▶ [Exercise objective]:
In the records below, reproduce exactly the lines from the one containing "Convert this chart to Bokeh code." through the one containing "from bokeh.resources import INLINE", both included, and omit the pictures.

▶ [Records]:
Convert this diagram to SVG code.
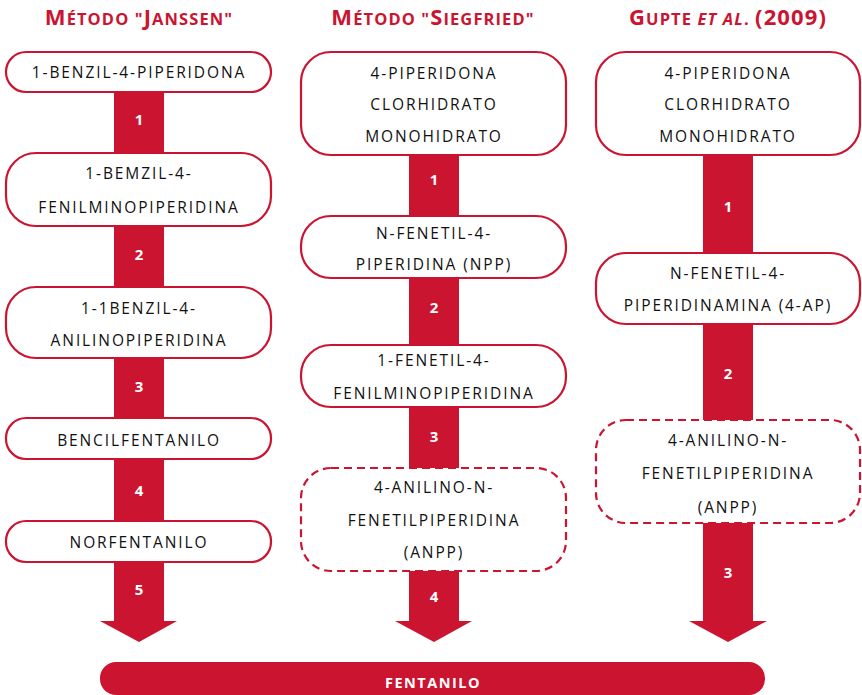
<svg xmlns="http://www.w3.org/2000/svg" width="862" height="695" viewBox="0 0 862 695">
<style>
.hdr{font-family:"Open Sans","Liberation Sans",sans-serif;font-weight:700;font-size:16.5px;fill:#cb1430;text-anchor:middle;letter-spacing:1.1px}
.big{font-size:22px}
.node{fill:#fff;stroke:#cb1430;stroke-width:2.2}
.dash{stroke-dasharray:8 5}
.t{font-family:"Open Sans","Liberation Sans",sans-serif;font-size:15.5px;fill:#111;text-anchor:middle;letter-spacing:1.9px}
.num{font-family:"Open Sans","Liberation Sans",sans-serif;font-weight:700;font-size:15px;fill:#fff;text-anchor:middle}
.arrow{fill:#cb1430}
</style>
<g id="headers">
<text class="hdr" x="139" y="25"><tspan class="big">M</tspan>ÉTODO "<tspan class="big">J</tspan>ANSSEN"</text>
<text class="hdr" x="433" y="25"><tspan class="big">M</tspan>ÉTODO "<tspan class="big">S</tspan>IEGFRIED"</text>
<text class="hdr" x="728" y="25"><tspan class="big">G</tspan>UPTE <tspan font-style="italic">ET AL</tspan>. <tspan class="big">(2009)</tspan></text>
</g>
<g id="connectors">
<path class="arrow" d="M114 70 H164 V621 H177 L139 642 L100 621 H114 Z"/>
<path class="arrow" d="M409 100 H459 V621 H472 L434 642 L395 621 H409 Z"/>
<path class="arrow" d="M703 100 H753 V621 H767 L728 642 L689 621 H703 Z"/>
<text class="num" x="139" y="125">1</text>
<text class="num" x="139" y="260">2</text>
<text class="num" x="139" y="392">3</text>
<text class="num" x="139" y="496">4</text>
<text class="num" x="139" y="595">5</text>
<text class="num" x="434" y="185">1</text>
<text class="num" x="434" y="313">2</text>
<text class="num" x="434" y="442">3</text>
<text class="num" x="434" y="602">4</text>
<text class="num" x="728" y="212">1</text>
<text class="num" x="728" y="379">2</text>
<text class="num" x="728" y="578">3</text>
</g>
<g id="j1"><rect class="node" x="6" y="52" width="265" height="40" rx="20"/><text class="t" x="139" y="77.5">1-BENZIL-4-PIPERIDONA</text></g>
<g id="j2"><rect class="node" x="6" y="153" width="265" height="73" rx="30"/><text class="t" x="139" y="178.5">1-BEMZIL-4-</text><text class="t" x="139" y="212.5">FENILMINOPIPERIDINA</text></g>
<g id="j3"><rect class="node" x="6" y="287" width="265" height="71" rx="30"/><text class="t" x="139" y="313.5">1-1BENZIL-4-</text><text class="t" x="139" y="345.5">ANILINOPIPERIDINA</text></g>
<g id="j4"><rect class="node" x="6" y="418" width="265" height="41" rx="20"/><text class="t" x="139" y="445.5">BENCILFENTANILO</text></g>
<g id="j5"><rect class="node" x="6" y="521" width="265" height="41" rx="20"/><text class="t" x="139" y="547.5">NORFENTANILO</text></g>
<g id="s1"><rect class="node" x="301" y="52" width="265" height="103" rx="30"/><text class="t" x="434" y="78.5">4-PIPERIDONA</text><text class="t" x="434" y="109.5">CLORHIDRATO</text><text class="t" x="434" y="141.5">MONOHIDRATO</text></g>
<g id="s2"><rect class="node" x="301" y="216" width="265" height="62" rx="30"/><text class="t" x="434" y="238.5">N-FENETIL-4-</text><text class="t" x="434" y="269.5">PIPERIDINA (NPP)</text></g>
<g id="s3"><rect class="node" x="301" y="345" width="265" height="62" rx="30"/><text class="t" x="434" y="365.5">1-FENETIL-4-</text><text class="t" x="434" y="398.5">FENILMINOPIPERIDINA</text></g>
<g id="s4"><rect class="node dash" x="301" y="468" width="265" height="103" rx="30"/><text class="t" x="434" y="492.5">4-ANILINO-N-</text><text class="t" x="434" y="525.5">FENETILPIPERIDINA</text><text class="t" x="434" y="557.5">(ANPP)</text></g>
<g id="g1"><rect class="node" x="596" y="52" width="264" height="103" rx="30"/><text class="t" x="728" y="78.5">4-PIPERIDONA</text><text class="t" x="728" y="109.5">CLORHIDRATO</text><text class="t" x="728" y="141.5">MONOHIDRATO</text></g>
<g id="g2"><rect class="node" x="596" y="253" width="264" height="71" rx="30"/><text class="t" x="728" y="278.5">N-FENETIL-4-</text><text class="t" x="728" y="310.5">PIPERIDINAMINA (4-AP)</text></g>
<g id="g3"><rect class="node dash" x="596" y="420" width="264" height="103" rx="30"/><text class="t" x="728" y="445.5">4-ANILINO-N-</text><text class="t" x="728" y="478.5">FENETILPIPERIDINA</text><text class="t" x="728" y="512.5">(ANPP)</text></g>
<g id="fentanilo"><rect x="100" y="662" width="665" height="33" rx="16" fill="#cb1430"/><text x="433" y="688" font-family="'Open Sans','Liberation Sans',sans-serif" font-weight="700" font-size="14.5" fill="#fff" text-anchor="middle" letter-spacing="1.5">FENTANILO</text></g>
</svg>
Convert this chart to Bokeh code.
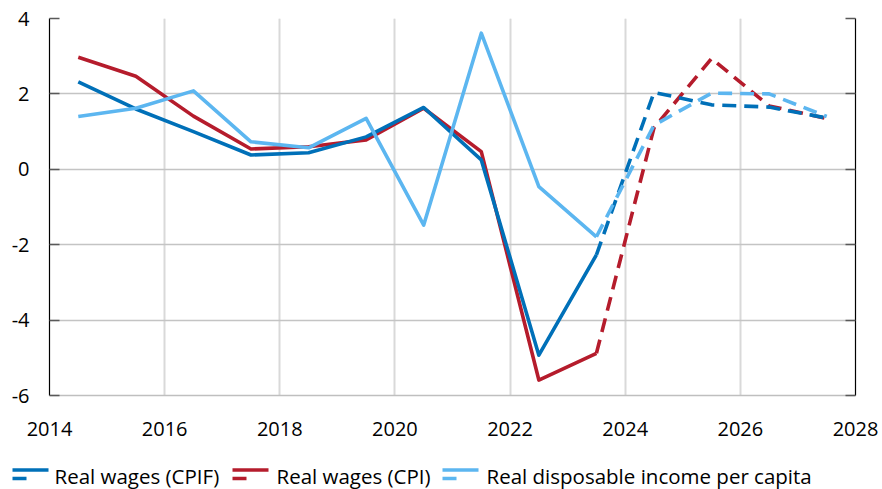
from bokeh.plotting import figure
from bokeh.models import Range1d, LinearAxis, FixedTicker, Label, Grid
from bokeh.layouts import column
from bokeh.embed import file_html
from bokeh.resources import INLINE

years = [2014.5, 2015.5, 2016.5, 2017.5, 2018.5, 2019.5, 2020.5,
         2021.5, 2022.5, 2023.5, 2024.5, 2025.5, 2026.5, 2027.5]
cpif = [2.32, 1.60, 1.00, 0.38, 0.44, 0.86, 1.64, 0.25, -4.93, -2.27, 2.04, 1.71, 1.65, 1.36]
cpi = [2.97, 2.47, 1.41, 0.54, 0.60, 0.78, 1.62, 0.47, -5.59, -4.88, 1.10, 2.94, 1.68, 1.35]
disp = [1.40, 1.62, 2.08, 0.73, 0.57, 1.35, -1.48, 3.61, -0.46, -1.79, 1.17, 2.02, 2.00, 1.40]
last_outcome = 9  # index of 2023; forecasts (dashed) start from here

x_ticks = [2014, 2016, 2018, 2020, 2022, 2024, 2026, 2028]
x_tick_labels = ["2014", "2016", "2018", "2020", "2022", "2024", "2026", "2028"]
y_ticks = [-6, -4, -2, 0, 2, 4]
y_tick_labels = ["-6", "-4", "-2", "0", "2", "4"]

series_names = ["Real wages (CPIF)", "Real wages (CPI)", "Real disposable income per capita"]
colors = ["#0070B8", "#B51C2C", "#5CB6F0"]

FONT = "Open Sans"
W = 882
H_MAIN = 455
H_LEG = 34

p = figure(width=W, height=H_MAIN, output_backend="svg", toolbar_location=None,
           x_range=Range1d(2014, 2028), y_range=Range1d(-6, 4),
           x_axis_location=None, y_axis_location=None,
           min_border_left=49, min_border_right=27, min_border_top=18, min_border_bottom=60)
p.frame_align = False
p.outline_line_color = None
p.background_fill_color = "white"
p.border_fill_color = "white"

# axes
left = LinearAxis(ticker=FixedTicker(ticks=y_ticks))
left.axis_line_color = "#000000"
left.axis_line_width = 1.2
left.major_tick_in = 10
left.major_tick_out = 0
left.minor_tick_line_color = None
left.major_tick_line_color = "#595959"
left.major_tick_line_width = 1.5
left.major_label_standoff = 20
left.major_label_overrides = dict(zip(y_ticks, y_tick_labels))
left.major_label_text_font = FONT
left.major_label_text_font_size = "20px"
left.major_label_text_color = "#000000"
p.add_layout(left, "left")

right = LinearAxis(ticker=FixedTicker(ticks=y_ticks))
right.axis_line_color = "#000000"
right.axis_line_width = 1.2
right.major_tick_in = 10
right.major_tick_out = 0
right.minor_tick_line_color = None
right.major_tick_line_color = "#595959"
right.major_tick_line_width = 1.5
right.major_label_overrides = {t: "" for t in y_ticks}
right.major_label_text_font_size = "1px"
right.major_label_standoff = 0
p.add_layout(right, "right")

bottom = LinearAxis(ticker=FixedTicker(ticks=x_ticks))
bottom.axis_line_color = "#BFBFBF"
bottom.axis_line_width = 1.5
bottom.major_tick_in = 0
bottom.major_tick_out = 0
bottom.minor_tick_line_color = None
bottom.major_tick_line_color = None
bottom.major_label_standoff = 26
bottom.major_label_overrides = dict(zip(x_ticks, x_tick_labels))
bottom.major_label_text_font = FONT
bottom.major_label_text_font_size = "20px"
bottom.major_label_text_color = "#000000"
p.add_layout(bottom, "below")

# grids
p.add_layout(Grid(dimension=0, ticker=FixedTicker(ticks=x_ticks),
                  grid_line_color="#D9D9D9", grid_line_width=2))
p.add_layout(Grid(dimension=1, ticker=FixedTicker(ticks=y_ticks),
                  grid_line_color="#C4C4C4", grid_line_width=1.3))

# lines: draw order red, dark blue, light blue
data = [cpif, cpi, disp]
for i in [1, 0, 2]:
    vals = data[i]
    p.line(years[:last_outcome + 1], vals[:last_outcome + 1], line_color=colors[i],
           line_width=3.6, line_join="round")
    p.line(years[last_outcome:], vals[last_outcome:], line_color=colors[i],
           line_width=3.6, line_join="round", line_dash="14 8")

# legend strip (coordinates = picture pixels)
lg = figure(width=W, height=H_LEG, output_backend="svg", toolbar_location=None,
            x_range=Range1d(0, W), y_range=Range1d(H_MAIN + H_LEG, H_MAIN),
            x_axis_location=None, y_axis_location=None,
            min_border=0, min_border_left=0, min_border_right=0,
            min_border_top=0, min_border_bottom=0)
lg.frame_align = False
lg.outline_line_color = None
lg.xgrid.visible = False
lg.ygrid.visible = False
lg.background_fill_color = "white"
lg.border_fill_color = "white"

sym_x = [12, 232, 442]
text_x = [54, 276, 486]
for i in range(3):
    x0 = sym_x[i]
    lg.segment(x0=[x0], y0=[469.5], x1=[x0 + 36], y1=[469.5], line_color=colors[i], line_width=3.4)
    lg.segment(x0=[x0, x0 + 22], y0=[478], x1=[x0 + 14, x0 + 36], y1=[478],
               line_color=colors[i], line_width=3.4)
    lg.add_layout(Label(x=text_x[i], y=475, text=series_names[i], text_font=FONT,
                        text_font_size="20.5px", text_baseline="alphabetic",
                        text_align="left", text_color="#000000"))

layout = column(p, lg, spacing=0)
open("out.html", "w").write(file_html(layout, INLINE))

▶ [Reply to the exercise]:
Convert this chart to Bokeh code.
from bokeh.plotting import figure
from bokeh.models import Range1d, LinearAxis, FixedTicker, Label, Grid
from bokeh.layouts import column
from bokeh.embed import file_html
from bokeh.resources import INLINE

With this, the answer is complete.